Real World Performance at 3 GHz

For our generational testing, we took each of the four main processors in this test and adjusted their CPU frequencies in the BIOS to 3 GHz. This was achieved through a 30x multiplier and 100 MHz base frequency, which for each processor is a reduction from the stock speeds. We set each CPU to perform at 3 GHz only to fix the frequency, and ran the memory in each case at the maximum supported frequency by the processor. Some benchmarks in the generational tests will probe the memory, and an upgrade in the memory controller to support higher frequencies (officially) than an older processor is, a generational upgrade, as important as the core or cache performance.
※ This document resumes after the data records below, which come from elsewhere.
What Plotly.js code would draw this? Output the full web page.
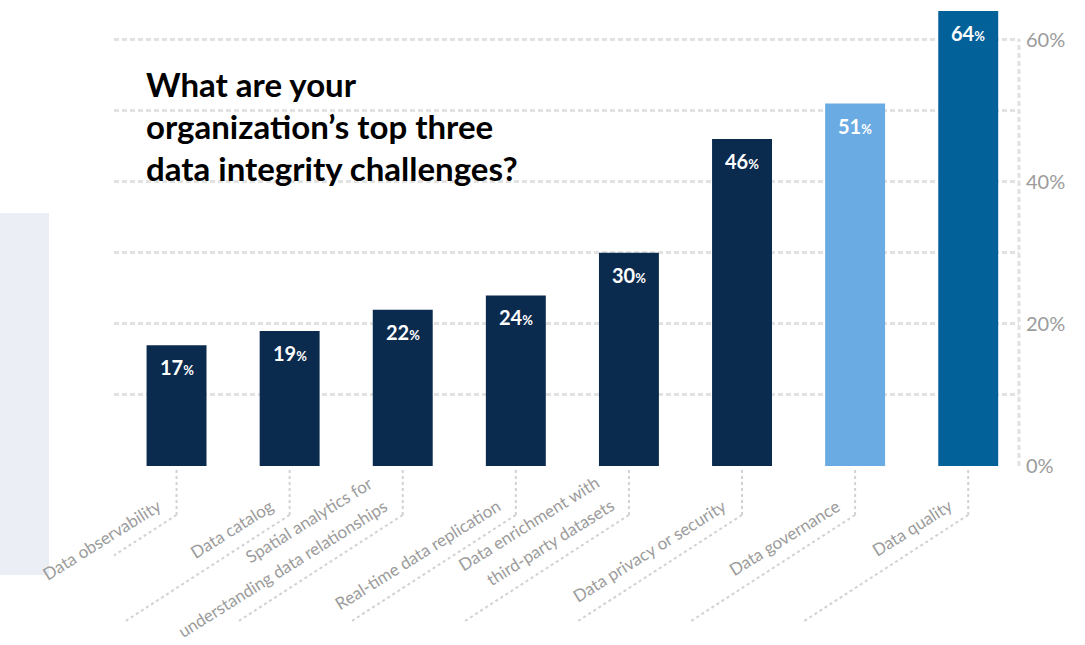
<!DOCTYPE html>
<html>
<head>
<meta charset="utf-8">
<script src="https://cdn.plot.ly/plotly-3.0.1.min.js"></script>
<style>html,body{margin:0;padding:0;background:#fff;}#chart{width:1085px;height:645px;}</style>
</head>
<body>
<div id="chart"></div>
<script>
const categories = [
  "Data observability",
  "Data catalog",
  "Spatial analytics for<br>understanding data relationships",
  "Real-time data replication",
  "Data enrichment with<br>third-party datasets",
  "Data privacy or security",
  "Data governance",
  "Data quality"
];
const values = [17, 19, 22, 24, 30, 46, 51, 64];
const barColors = ["#0a2a4e", "#0a2a4e", "#0a2a4e", "#0a2a4e", "#0a2a4e", "#0a2a4e", "#6aabe3", "#03619a"];
const yTickVals = [0, 10, 20, 30, 40, 50, 60];
const yTickText = ["0%", "", "20%", "", "40%", "", "60%"];
const titleLines = ["What are your", "organization\u2019s top three", "data integrity challenges?"];

const FONT = "Lato, 'Noto Sans', sans-serif";
const idx = categories.map((_, i) => i);
const PLOT_BOTTOM = 466, PLOT_H = 462;
const py = p => (PLOT_BOTTOM - p) / PLOT_H;
const ANG = 32 * Math.PI / 180;
const LINE_GAP = 27;

const trace = {
  type: "bar",
  x: idx,
  y: values,
  marker: { color: barColors, line: { width: 0 } },
  hoverinfo: "skip"
};

const annotations = [];
values.forEach((v, i) => {
  annotations.push({
    x: i, y: v, xref: "x", yref: "y",
    text: "<b>" + v + "<span style='font-size:13px'>%</span></b>",
    showarrow: false, yanchor: "middle", yshift: -22,
    font: { family: FONT, size: 20, color: "#ffffff" }
  });
});
categories.forEach((c, i) => {
  const lines = c.split("<br>");
  lines.forEach((ln, k) => {
    const off = (k - (lines.length - 1)) * LINE_GAP;
    annotations.push({
      x: i, y: py(492), xref: "x", yref: "paper",
      xanchor: "right", yanchor: "top",
      xshift: -9 + off * Math.sin(ANG), yshift: -off * Math.cos(ANG),
      textangle: -32,
      text: ln, showarrow: false,
      font: { family: FONT, size: 17, color: "#9b9b9b" }
    });
  });
});
const titleY = [84, 126, 168];
titleLines.forEach((t, k) => {
  annotations.push({
    x: 0.0333, y: py(titleY[k]), xref: "paper", yref: "paper",
    xanchor: "left", yanchor: "middle",
    text: "<b>" + t + "</b>", showarrow: false,
    font: { family: FONT, size: 33, color: "#000000" }
  });
});

const shapes = [
  { type: "rect", xref: "paper", yref: "paper", x0: -0.126, x1: -0.0718, y0: py(575), y1: py(213),
    fillcolor: "#eceef6", line: { width: 0 }, layer: "below" },
  { type: "line", xref: "paper", yref: "paper", x0: 1, x1: 1, y0: 0, y1: py(39),
    line: { color: "#e2e2e2", width: 3, dash: "5px,3px" }, layer: "below" }
];
idx.forEach(i => {
  shapes.push({ type: "line", xref: "x", xsizemode: "pixel", xanchor: i, x0: 0, x1: 0,
    yref: "paper", y0: py(470), y1: py(515), line: { color: "#d2d2d2", width: 2, dash: "dot" } });
  shapes.push({ type: "line", xref: "x", xsizemode: "pixel", xanchor: i, x0: 0, x1: -164,
    yref: "paper", y0: py(515), y1: py(621), line: { color: "#d2d2d2", width: 2, dash: "dot" } });
});

const layout = {
  width: 1085, height: 645,
  margin: { l: 114, r: 66, t: 4, b: 179 },
  paper_bgcolor: "#ffffff", plot_bgcolor: "#ffffff",
  showlegend: false, hovermode: false,
  bargap: 0.47,
  font: { family: FONT },
  xaxis: {
    range: [-0.553, 7.449],
    showticklabels: false, ticks: "", showgrid: false, zeroline: false, showline: false
  },
  yaxis: {
    side: "right", range: [0, 65],
    tickmode: "array", tickvals: yTickVals, ticktext: yTickText,
    showgrid: true, gridcolor: "#e2e2e2", gridwidth: 3, griddash: "5px,3px",
    zeroline: false, showline: false, ticks: "",
    tickfont: { family: FONT, size: 20, color: "#9b9b9b" },
    ticklabelstandoff: 6
  },
  annotations: annotations,
  shapes: shapes
};

Plotly.newPlot("chart", [trace], layout, { displayModeBar: false, staticPlot: true });
</script>
</body>
</html>
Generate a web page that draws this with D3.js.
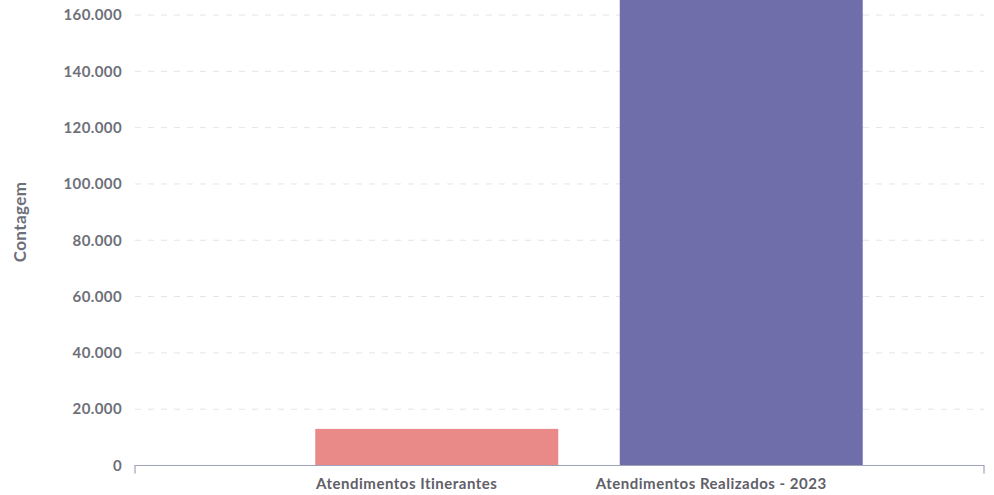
<!DOCTYPE html>
<html>
<head>
<meta charset="utf-8">
<script src="https://cdn.jsdelivr.net/npm/d3@7"></script>
<style>
  body { margin: 0; background: #fff; }
  svg { display: block; font-family: Lato, "Open Sans", sans-serif; }
</style>
</head>
<body>
<svg id="chart" width="994" height="495"></svg>
<script>
const categories = ["Atendimentos Itinerantes", "Atendimentos Realizados - 2023"];
const values = [13000, 185000];
const barColors = ["#e98a89", "#6f6eaa"];
const yTicks = [0, 20000, 40000, 60000, 80000, 100000, 120000, 140000, 160000];
const yTitle = "Contagem";

const svg = d3.select("#chart");
const axisLeft = 135, axisRight = 984;
const y0 = 465.5;

const y = d3.scaleLinear()
    .domain([0, 160000])
    .range([y0, 15]);

const x = d3.scaleBand()
    .domain(categories)
    .range([163, 1015])
    .paddingInner(0.202)
    .paddingOuter(0.5);

const fmt = v => d3.format(",")(v).replace(/,/g, ".");

// grid lines
svg.append("g")
    .selectAll("line")
    .data(yTicks.filter(d => d > 0))
    .join("line")
    .attr("x1", axisLeft)
    .attr("x2", axisRight)
    .attr("y1", d => y(d))
    .attr("y2", d => y(d))
    .attr("stroke", "#e3e4e8")
    .attr("stroke-dasharray", "6,7");

// y tick labels
svg.append("g")
    .selectAll("text")
    .data(yTicks)
    .join("text")
    .attr("x", 122)
    .attr("y", d => y(d))
    .attr("dy", "0.35em")
    .attr("text-anchor", "end")
    .attr("font-size", 15)
    .attr("letter-spacing", 0.4)
    .attr("font-weight", "bold")
    .attr("fill", "#6e7079")
    .text(fmt);

// y title
svg.append("text")
    .attr("transform", "translate(26,222) rotate(-90)")
    .attr("text-anchor", "middle")
    .attr("font-size", 17)
    .attr("letter-spacing", 0.4)
    .attr("font-weight", "bold")
    .attr("fill", "#6e7079")
    .text(yTitle);

// bars (clipped at top)
svg.append("defs").append("clipPath").attr("id", "clip")
    .append("rect").attr("x", 0).attr("y", 0).attr("width", 994).attr("height", y0);

svg.append("g")
    .attr("clip-path", "url(#clip)")
    .selectAll("rect")
    .data(values)
    .join("rect")
    .attr("x", (d, i) => x(categories[i]))
    .attr("width", x.bandwidth())
    .attr("y", d => y(d))
    .attr("height", d => y0 - y(d))
    .attr("fill", (d, i) => barColors[i]);

// x axis line with end ticks
svg.append("path")
    .attr("d", `M${axisLeft},${y0 + 8}V${y0}H${axisRight}V${y0 + 8}`)
    .attr("fill", "none")
    .attr("stroke", "#9ea3b8")
    .attr("stroke-width", 1.2);

// category labels (sit a little left of the bar centres, as in the source)
svg.append("g")
    .selectAll("text")
    .data(categories)
    .join("text")
    .attr("x", d => x(d) + x.bandwidth() / 2 - 30)
    .attr("y", 489)
    .attr("text-anchor", "middle")
    .attr("font-size", 15)
    .attr("letter-spacing", 0.5)
    .attr("font-weight", "bold")
    .attr("fill", "#5f6068")
    .text(d => d);
</script>
</body>
</html>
Speaking of cache, as mentioned at the beginning of this review, the Athlon X4 845 has a significant advantage in the L1 cache layout, affording a 2x size L1 data cache along with a move from 4-way to 8-way associativity. Each of these methods, as a broad rule of thumb, typically decreases the cache miss rate by a factor of 1.414 (square root of 2x). Combined should see a factor two decrease in cache misses overall, and this will affect a number of benchmarks when we compare each processor at a fixed frequency. On the other side of the equation, the L2 cache for the X4 845 is half that of the X4 860K, meaning that if the data is not in the L1, it is less likely to be in the L2, which will add additional latency.

Dolphin Benchmark: link

Many emulators are often bound by single thread CPU performance, and general reports tended to suggest that Haswell provided a significant boost to emulator performance. This benchmark runs a Wii program that raytraces a complex 3D scene inside the Dolphin Wii emulator. Performance on this benchmark is a good proxy of the speed of Dolphin CPU emulation, which is an intensive single core task using most aspects of a CPU. Results are given in minutes, where the Wii itself scores 17.53 minutes.
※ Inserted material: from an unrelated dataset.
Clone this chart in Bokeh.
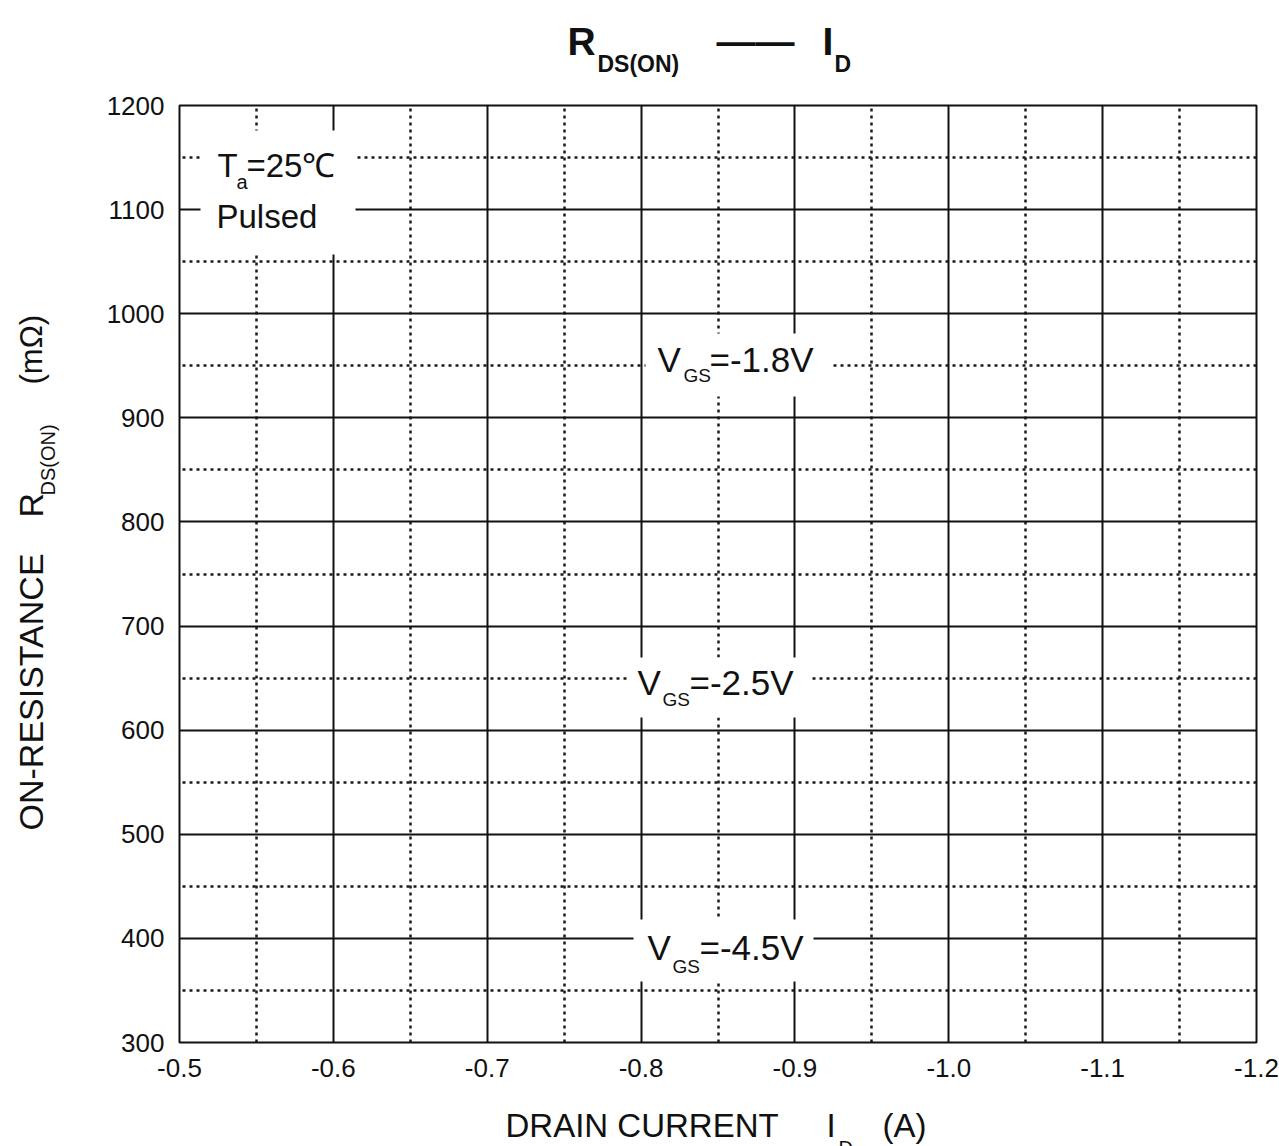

Emulation takes cues from a high IPC and base frequency, however for our generational testing it is all about the microarchitecture. The Carrizo has a 9% advantage here over the Kaveri.

WinRAR 5.0.1: link

Our WinRAR test from 2013 is updated to the latest version of WinRAR at the start of 2014. We compress a set of 2867 files across 320 folders totaling 1.52 GB in size – 95% of these files are small typical website files, and the rest (90% of the size) are small 30 second 720p videos.
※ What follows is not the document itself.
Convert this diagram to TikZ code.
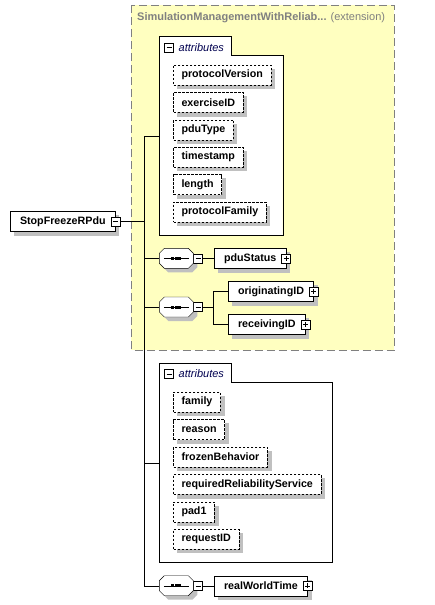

WinRAR enjoys memory bandwidth with its variable workload, and seemingly the Kaveri has a strong showing here. The Carrizo only has 2MB of L2 cache, which most likely puts it at a disadvantage.

3D Particle Movement v2

The second version of this benchmark is similar to the first, however it has been re-written in VS2012 with one major difference: the code has been written to address the issue of false sharing. If data required by multiple threads, say four, is in the same cache line, the software cannot read the cache line once and split the data to each thread - instead it will read four times in a serial fashion. The new software splits the data to new cache lines so reads can be parallelized and stalls minimized. As v2 is fairly new, we are still gathering data and results are currently limited.

We saw this in our laptop Carrizo testing: if we adjust the software to avoid false sharing (which decreases performance), the Excavator microarchitecture pulls a significant lead in 3DPMv2. Part of this is most likely down to the larger L1 data cache as well.

Web Benchmarks

On the lower end processors, general usability is a big factor of experience, especially as we move into the HTML5 era of web browsing. 

WebXPRT 2013

This benchmark can be memory intensive, as it draws various graphs and applies filters to pictures, among other things. The lower L2 cache hurts here.

Google Octane v2

In contrast, Octane attempts to stay as close to the execution ports as possible, and the Carrizo cores take an 18% lead over Kaveri.